Pero la niña llamada Sandra sí le contó a su madre el acoso que sufría en el colegio. La madre habló con la dirección y se lo hizo saber, solicitó medidas, que se pusieran en marcha los protocolos que, en principio, deberían existir en todo centro educativo. Hasta ahí, la comunicación existió, y no es poca cosa. Muchas veces, la criatura que sufre acoso o violencia no lo comunica ni siquiera a sus progenitores. El silencio cose las bocas con telarañas de vergüenza, culpa y aislamiento. Sandra sí lo hizo, no calló.

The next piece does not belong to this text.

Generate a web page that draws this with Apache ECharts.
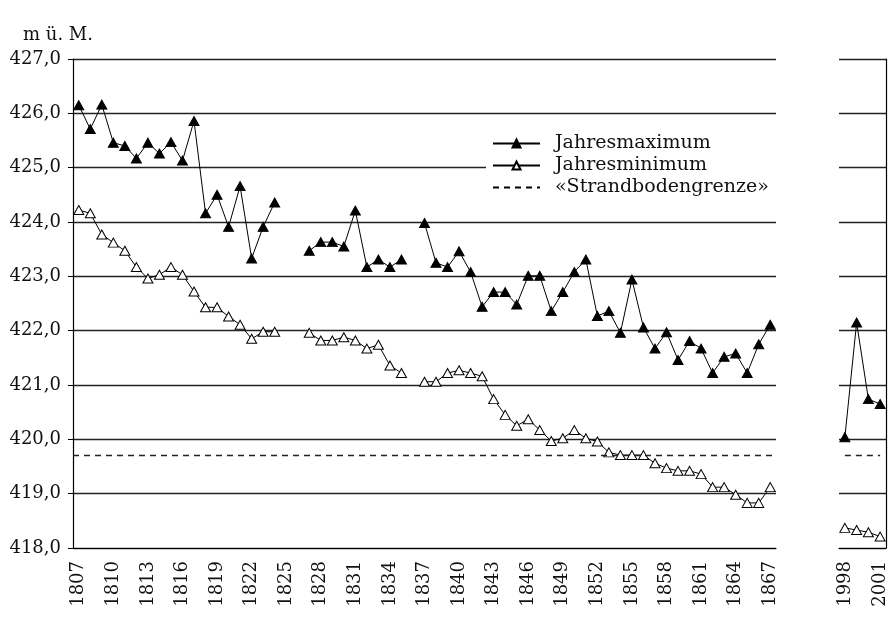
<!DOCTYPE html>
<html>
<head>
<meta charset="utf-8">
<script src="https://cdn.jsdelivr.net/npm/echarts@6/dist/echarts.min.js"></script>
<style>
  html, body { margin: 0; padding: 0; background: #fff; }
  #chart { width: 890px; height: 628px; }
</style>
</head>
<body>
<div id="chart"></div>
<script>
// Jahre, Hauptteil
const years1 = ['1807','1808','1809','1810','1811','1812','1813','1814','1815','1816',
  '1817','1818','1819','1820','1821','1822','1823','1824','1825','1826',
  '1827','1828','1829','1830','1831','1832','1833','1834','1835','1836',
  '1837','1838','1839','1840','1841','1842','1843','1844','1845','1846',
  '1847','1848','1849','1850','1851','1852','1853','1854','1855','1856',
  '1857','1858','1859','1860','1861','1862','1863','1864','1865','1866','1867'];
const years2 = ['1998','1999','2000','2001'];

// Jahresmaximum 1807-1867 (null = keine Messung)
const max1 = [426.15,425.71,426.16,425.46,425.40,425.17,425.46,425.26,425.47,425.13,
  425.86,424.16,424.50,423.91,424.66,423.33,423.91,424.36,null,null,
  423.47,423.63,423.63,423.55,424.21,423.17,423.31,423.17,423.31,null,
  423.98,423.25,423.17,423.46,423.08,422.44,422.71,422.71,422.48,423.01,
  423.01,422.36,422.71,423.08,423.31,422.27,422.36,421.96,422.94,422.06,
  421.67,421.97,421.46,421.81,421.67,421.22,421.52,421.58,421.22,421.75,422.11];

// Jahresminimum 1807-1867
const min1 = [424.22,424.16,423.77,423.62,423.47,423.17,422.96,423.03,423.17,423.03,
  422.72,422.43,422.43,422.26,422.11,421.85,421.98,421.98,null,null,
  421.96,421.82,421.82,421.88,421.82,421.67,421.74,421.36,421.22,null,
  421.06,421.06,421.22,421.27,421.22,421.16,420.74,420.45,420.25,420.37,
  420.17,419.97,420.02,420.17,420.02,419.96,419.76,419.71,419.71,419.71,
  419.56,419.47,419.42,419.42,419.36,419.12,419.12,418.98,418.83,418.83,419.12];

// 1998-2001
const max2 = [420.04, 422.15, 420.74, 420.65];
const min2 = [418.37, 418.33, 418.29, 418.21];

const strandGrenze = 419.7;

const FONT = 'DejaVu Serif';

const chart = echarts.init(document.getElementById('chart'), null, { renderer: 'canvas' });

function xAxisCfg(idx, data) {
  return {
    type: 'category',
    gridIndex: idx,
    data: data,
    boundaryGap: true,
    axisLine: { lineStyle: { color: '#000', width: 1.2 } },
    axisTick: { interval: 0, length: 5, lineStyle: { color: '#000' } },
    axisLabel: {
      interval: 2,
      rotate: 90,
      margin: 13,
      color: '#111',
      fontFamily: FONT,
      fontSize: 18
    },
    splitLine: { show: false }
  };
}

function yAxisCfg(idx, right) {
  return {
    type: 'value',
    gridIndex: idx,
    position: right ? 'right' : 'left',
    min: 418,
    max: 427,
    interval: 1,
    axisLine: { show: true, lineStyle: { color: '#000', width: 1.2 } },
    axisTick: { show: !right, length: 5, lineStyle: { color: '#000' } },
    axisLabel: {
      show: !right,
      margin: 12,
      color: '#111',
      fontFamily: FONT,
      fontSize: 18,
      formatter: function (v) { return v.toFixed(1).replace('.', ','); }
    },
    splitLine: { show: true, lineStyle: { color: '#222', width: 1.3 } }
  };
}

const triFilled = { color: '#000', borderColor: '#000', borderWidth: 1 };
const triHollow = { color: '#fff', borderColor: '#000', borderWidth: 1 };

const option = {
  backgroundColor: '#fff',
  animation: false,
  title: {
    text: 'm ü. M.',
    left: 18,
    top: 21,
    textStyle: { fontFamily: FONT, fontSize: 18, fontWeight: 'normal', color: '#111' }
  },
  grid: [
    { left: 73, top: 59, width: 703, height: 489 },
    { left: 839, top: 59, width: 47, height: 489 }
  ],
  xAxis: [xAxisCfg(0, years1), xAxisCfg(1, years2)],
  yAxis: [yAxisCfg(0, false), yAxisCfg(1, true)],
  legend: {
    orient: 'vertical',
    left: 486,
    top: 132,
    padding: [2, 12, 4, 6],
    backgroundColor: '#fff',
    itemWidth: 47,
    itemHeight: 10,
    itemGap: 3,
    textStyle: { fontFamily: FONT, fontSize: 19, color: '#111', padding: [0, 0, 0, 10] },
    data: [
      'Jahresmaximum',
      'Jahresminimum',
      { name: '«Strandbodengrenze»', itemStyle: { opacity: 0 } }
    ]
  },
  series: [
    {
      name: 'Jahresmaximum', type: 'line', xAxisIndex: 0, yAxisIndex: 0,
      data: max1, symbol: 'triangle', symbolSize: [10, 9], showAllSymbol: true,
      lineStyle: { color: '#000', width: 1 }, itemStyle: triFilled, z: 3
    },
    {
      name: 'Jahresminimum', type: 'line', xAxisIndex: 0, yAxisIndex: 0,
      data: min1, symbol: 'triangle', symbolSize: [10, 9], showAllSymbol: true,
      lineStyle: { color: '#000', width: 1 }, itemStyle: triHollow, z: 3
    },
    {
      name: 'Jahresmaximum', type: 'line', xAxisIndex: 1, yAxisIndex: 1,
      data: max2, symbol: 'triangle', symbolSize: [10, 9], showAllSymbol: true,
      lineStyle: { color: '#000', width: 1 }, itemStyle: triFilled, z: 3
    },
    {
      name: 'Jahresminimum', type: 'line', xAxisIndex: 1, yAxisIndex: 1,
      data: min2, symbol: 'triangle', symbolSize: [10, 9], showAllSymbol: true,
      lineStyle: { color: '#000', width: 1 }, itemStyle: triHollow, z: 3
    },
    {
      name: '«Strandbodengrenze»', type: 'line', xAxisIndex: 0, yAxisIndex: 0,
      data: [], symbol: 'none',
      lineStyle: { color: '#000', width: 1.3, type: [6, 5] },
      itemStyle: { color: '#000' },
      markLine: {
        silent: true, symbol: 'none', label: { show: false },
        lineStyle: { color: '#222', width: 1.3, type: [6, 5] },
        data: [{ yAxis: strandGrenze }]
      }
    },
    {
      name: '«Strandbodengrenze»', type: 'line', xAxisIndex: 1, yAxisIndex: 1,
      data: [], symbol: 'none',
      lineStyle: { color: '#000', width: 1.3, type: [6, 5] },
      markLine: {
        silent: true, symbol: 'none', label: { show: false },
        lineStyle: { color: '#222', width: 1.3, type: [6, 5] },
        data: [[{ xAxis: years2[0], yAxis: strandGrenze }, { xAxis: years2[3], yAxis: strandGrenze }]]
      }
    }
  ]
};

chart.setOption(option);
</script>
</body>
</html>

Quien no cumplió con su función fue la dirección del colegio de las Irlandesas Loreto de Sevilla. A no ser, claro está, que su función sea la de adiestrar a su alumnado en el silencio, o sea en la violencia. Debemos pararnos a considerar esta posibilidad. Necesitamos localizar todos los estamentos, los pasos, los lugares donde se nos doma en el silencio. Pueden llamarlo discreción, o prudencia, o incluso calma. La doma en el silencio tiene muchos nombres, pero es nuestra obligación desnudarla de esos disfraces y mostrar las pertinaces violencias cotidianas de sometimiento que llevan a la muerte.
La niña llamada Sandra, de 14 años, no murió por suicidio después del "fracaso en la aplicación de los protocolos contra el bullying". Se quitó la vida después del triunfo de los mecanismos de silencio.